Why do we believe that the decision to conduct this investigation should have been considered in the light of the potential impact on the brand? The legal questions that were not asked would have saved Patricia Dunn and Hewlett-Packard legal troubles. Had she asked more closely or sought impartial outside advice, she would certainly have learned that pretexting is illegal. The ethical question that Ms. Dunn did not ask would possibly have changed either the tactics of the investigation or the disclosure to the board and might have saved her job.

Neither legal nor ethical considerations, however, would have prompted Ms. Dunn to forego the investigation altogether, however. And we submit that it is the fact that HP is investigating its own outside directors and not just the tactics used in the investigation that has caused untold damage to the Hewlett-Packard brand. If Hewlett-Packard cannot trust its own directors, why on earth should consumers trust Hewlett-Packard products? If the company behaves in a way that most consumers would sooner equate with Wal-Mart or Microsoft, shouldn’t they vote with their dollars and find other brands?

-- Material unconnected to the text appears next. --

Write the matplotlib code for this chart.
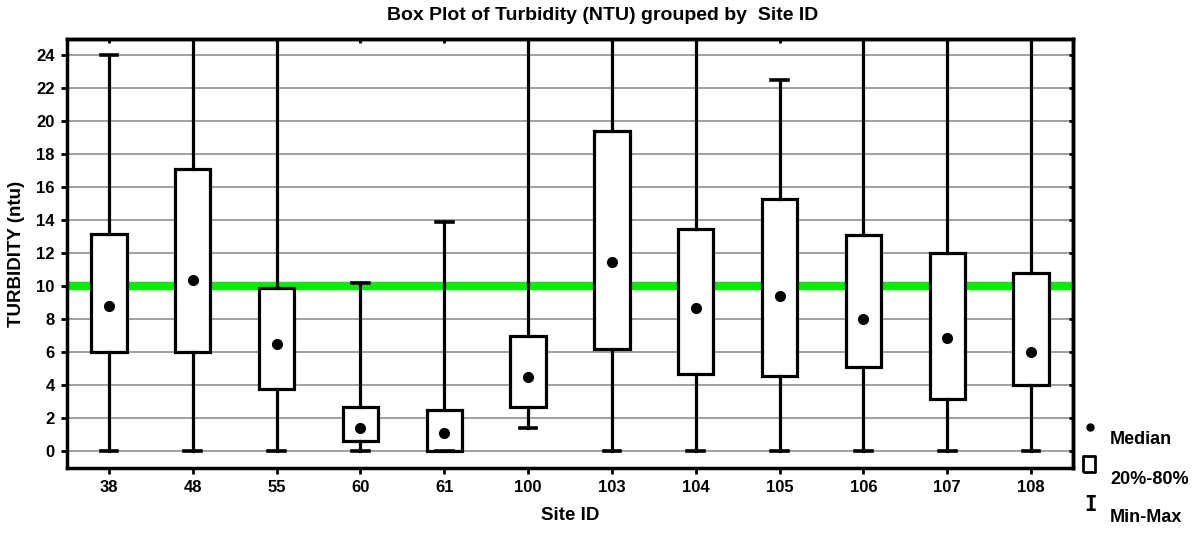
import numpy as np
import matplotlib
matplotlib.use("Agg")
import matplotlib.pyplot as plt

plt.rcParams['font.family'] = ['Liberation Sans', 'DejaVu Sans']
plt.rcParams['font.weight'] = 'bold'

# values; maxima above 25 run off the top of the chart
sites = ['38', '48', '55', '60', '61', '100', '103', '104', '105', '106', '107', '108']
mins = [0, 0, 0, 0, 0, 1.4, 0, 0, 0, 0, 0, 0]
p20 = [6.05, 6.0, 3.8, 0.65, 0.0, 2.7, 6.2, 4.7, 4.55, 5.1, 3.15, 4.0]
medians = [8.8, 10.4, 6.5, 1.4, 1.1, 4.5, 11.5, 8.7, 9.4, 8.0, 6.9, 6.0]
p80 = [13.2, 17.1, 9.9, 2.7, 2.5, 7.0, 19.4, 13.5, 15.3, 13.1, 12.0, 10.8]
maxs = [24.0, 30, 30, 10.2, 13.9, 30, 30, 30, 22.5, 30, 30, 30]
limit = 10  # guideline level

stats = []
for i in range(len(sites)):
    stats.append({'label': sites[i], 'whislo': mins[i], 'q1': p20[i], 'med': medians[i],
                  'q3': p80[i], 'whishi': maxs[i], 'mean': medians[i], 'fliers': []})

pos = np.arange(len(sites))
fig = plt.figure(figsize=(12.01, 5.33), dpi=100)
ax = fig.add_axes([0.0558, 0.122, 0.8376, 0.805])

ax.set_ylim(-1, 25)
ax.set_xlim(-0.5, len(sites) - 0.5)
yt = np.arange(0, 25, 2)
ax.set_yticks(yt)
for y in yt:
    ax.axhline(y, color='#999999', linewidth=1.3, zorder=0)
ax.axhline(limit, color='#00ee00', linewidth=6, zorder=1)

ax.bxp(stats, positions=pos, widths=0.42, patch_artist=True,
       showmeans=True, showfliers=False,
       boxprops=dict(facecolor='white', edgecolor='black', linewidth=2.3),
       whiskerprops=dict(color='black', linewidth=2.3),
       capprops=dict(color='black', linewidth=2.6),
       capwidths=0.2,
       medianprops=dict(linestyle='none'),
       meanprops=dict(marker='o', markerfacecolor='black', markeredgecolor='black', markersize=7),
       zorder=3)

ax.set_xticks(pos)
ax.set_xticklabels(sites, fontsize=12, fontweight='bold')
ax.set_yticklabels([str(v) for v in yt], fontsize=12, fontweight='bold')
ax.tick_params(axis='both', direction='out', length=4, width=2, pad=5)

# small inward ticks on top and right
top = ax.secondary_xaxis('top')
top.set_xticks(pos)
top.tick_params(direction='in', length=3, width=2, labeltop=False)
right = ax.secondary_yaxis('right')
right.set_yticks(yt)
right.tick_params(direction='in', length=3, width=2, labelright=False)
for a in (ax, top, right):
    for s in a.spines.values():
        s.set_linewidth(2.5)

fig.text(603 / 1201, 1 - 16 / 533, 'Box Plot of Turbidity (NTU) grouped by  Site ID',
         ha='center', va='center', fontsize=14, fontweight='bold')
ax.set_xlabel('Site ID', fontsize=13.5, fontweight='bold', labelpad=8)
ax.set_ylabel('TURBIDITY (ntu)', fontsize=13.5, fontweight='bold', labelpad=8)

# legend outside the axes, symbol above-left of its text
box_marker = [(-0.35, -0.5), (0.35, -0.5), (0.35, 0.5), (-0.35, 0.5), (-0.35, -0.5)]
fig.lines.append(plt.Line2D([1090 / 1201], [1 - 427 / 533], marker='o', color='black',
                            markersize=5, transform=fig.transFigure))
fig.lines.append(plt.Line2D([1089 / 1201], [1 - 464 / 533], marker=box_marker, color='black',
                            markerfacecolor='white', markeredgewidth=2, markersize=12,
                            transform=fig.transFigure))
fig.text(1091 / 1201, 1 - 505 / 533, 'I', ha='center', va='center', fontsize=15,
         family='DejaVu Sans Mono', fontweight='bold')
fig.text(1110 / 1201, 1 - 440 / 533, 'Median', fontsize=13, fontweight='bold', va='center')
fig.text(1110 / 1201, 1 - 479 / 533, '20%-80%', fontsize=13, fontweight='bold', va='center')
fig.text(1110 / 1201, 1 - 517 / 533, 'Min-Max', fontsize=13, fontweight='bold', va='center')

fig.savefig('out.png', dpi=100)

The timing could not be worse for HP. In spite of the questionable merger with Compaq and the turmoil that gripped HP during Carla Fiorini’s reign, HP has made a remarkable turnaround. CEO Mark Hurd (who is himself at risk if his involvement in the leak investigation is shown to be more direct than he has yet acknowledged), has seen a dramatic reversal of fortune under his watch as HP has gone from being the laggard of the PC industry to the leader. And the swell of positive press for HP came as Dell was under a high-profile cloud for issues ranging from financial improprieties to quality concerns to the battery recall.

Now HP has given Dell a breather at the most critical moment. And the damage to the brand will not easily be forgotten by consumers looking for a better alternative in this low-satisfaction industry. Which leaves the door open for Apple. Apple has experienced all of the issues that Dell has (some quality problems with the iMac, Nano and other products, a battery recall and an government investigation of financial improprieties) but has so carefully managed the brand that nothing seems to have stuck to the Apple brand image or impaired Chairman Steve Jobs mythic ‘reality distortion’ field.

The bottom line is that too often persons in a position of power in major corporations act like children, putting their pride or personal agendas above the needs of the shareholders or the value of the brand. If one’s directors are speaking out of school, the company has a leadership issue. The solution is to fix the underlying problem rather than simple seeking the quickest way to end the symptoms.